Faithfully return all lines, omitting every embedded picture.

• • •

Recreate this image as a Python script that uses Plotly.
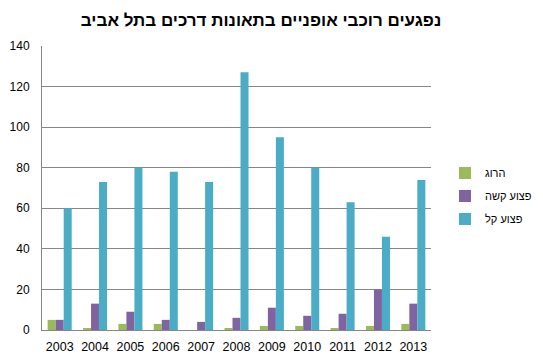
import plotly.graph_objects as go

years = ["2003", "2004", "2005", "2006", "2007", "2008", "2009", "2010", "2011", "2012", "2013"]
killed = [5, 1, 3, 3, 0, 1, 2, 2, 1, 2, 3]
severe = [5, 13, 9, 5, 4, 6, 11, 7, 8, 20, 13]
light = [60, 73, 80, 78, 73, 127, 95, 80, 63, 46, 74]

series_names = ["הרוג", "פצוע קשה", "פצוע קל"]
colors = ["#9BBB59", "#8064A2", "#4BACC6"]
title = "נפגעים רוכבי אופניים בתאונות דרכים בתל אביב"

fig = go.Figure()
for i, (name, vals) in enumerate(zip(series_names, [killed, severe, light])):
    fig.add_trace(go.Bar(x=years, y=vals, name=name, marker_color=colors[i],
                         marker_line_width=0, legendgroup=str(i)))

# page body has an 8px margin; figure is sized to fill the rest of the window
fig.update_layout(
    width=535, height=351,
    margin=dict(l=34, r=112, t=38, b=29, autoexpand=False),
    paper_bgcolor="white", plot_bgcolor="white",
    barmode="group", bargap=0.32, bargroupgap=0,
    font=dict(family="Liberation Sans, Arial, sans-serif", size=12, color="#000000"),
    title=dict(text=title, x=0.473, xanchor="center", y=0.966, yanchor="middle",
               font=dict(size=17, family="Liberation Sans, Arial, sans-serif", color="#000000", weight="bold")),
    legend=dict(x=1.036, y=0.472, xanchor="left", yanchor="middle",
                font=dict(size=11), traceorder="grouped", tracegroupgap=4,
                itemwidth=30),
    showlegend=True,
)
fig.update_xaxes(showline=True, linecolor="#868686", linewidth=1, ticks="",
                 tickfont=dict(size=12.5), showgrid=False, automargin=False,
                 ticklabelstandoff=5)
fig.update_yaxes(range=[0, 140], dtick=20, showline=True, linecolor="#868686", linewidth=1,
                 showgrid=True, gridcolor="#868686", gridwidth=1, ticks="",
                 tickfont=dict(size=12), zeroline=False, ticklabelstandoff=9,
                 automargin=False)

fig.write_html("out.html")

• • •

• ANSWER TO THIS EXERCISE
Recreate this image as a Python script that uses Plotly.
import plotly.graph_objects as go

years = ["2003", "2004", "2005", "2006", "2007", "2008", "2009", "2010", "2011", "2012", "2013"]
killed = [5, 1, 3, 3, 0, 1, 2, 2, 1, 2, 3]
severe = [5, 13, 9, 5, 4, 6, 11, 7, 8, 20, 13]
light = [60, 73, 80, 78, 73, 127, 95, 80, 63, 46, 74]

series_names = ["הרוג", "פצוע קשה", "פצוע קל"]
colors = ["#9BBB59", "#8064A2", "#4BACC6"]
title = "נפגעים רוכבי אופניים בתאונות דרכים בתל אביב"

fig = go.Figure()
for i, (name, vals) in enumerate(zip(series_names, [killed, severe, light])):
    fig.add_trace(go.Bar(x=years, y=vals, name=name, marker_color=colors[i],
                         marker_line_width=0, legendgroup=str(i)))

# page body has an 8px margin; figure is sized to fill the rest of the window
fig.update_layout(
    width=535, height=351,
    margin=dict(l=34, r=112, t=38, b=29, autoexpand=False),
    paper_bgcolor="white", plot_bgcolor="white",
    barmode="group", bargap=0.32, bargroupgap=0,
    font=dict(family="Liberation Sans, Arial, sans-serif", size=12, color="#000000"),
    title=dict(text=title, x=0.473, xanchor="center", y=0.966, yanchor="middle",
               font=dict(size=17, family="Liberation Sans, Arial, sans-serif", color="#000000", weight="bold")),
    legend=dict(x=1.036, y=0.472, xanchor="left", yanchor="middle",
                font=dict(size=11), traceorder="grouped", tracegroupgap=4,
                itemwidth=30),
    showlegend=True,
)
fig.update_xaxes(showline=True, linecolor="#868686", linewidth=1, ticks="",
                 tickfont=dict(size=12.5), showgrid=False, automargin=False,
                 ticklabelstandoff=5)
fig.update_yaxes(range=[0, 140], dtick=20, showline=True, linecolor="#868686", linewidth=1,
                 showgrid=True, gridcolor="#868686", gridwidth=1, ticks="",
                 tickfont=dict(size=12), zeroline=False, ticklabelstandoff=9,
                 automargin=False)

fig.write_html("out.html")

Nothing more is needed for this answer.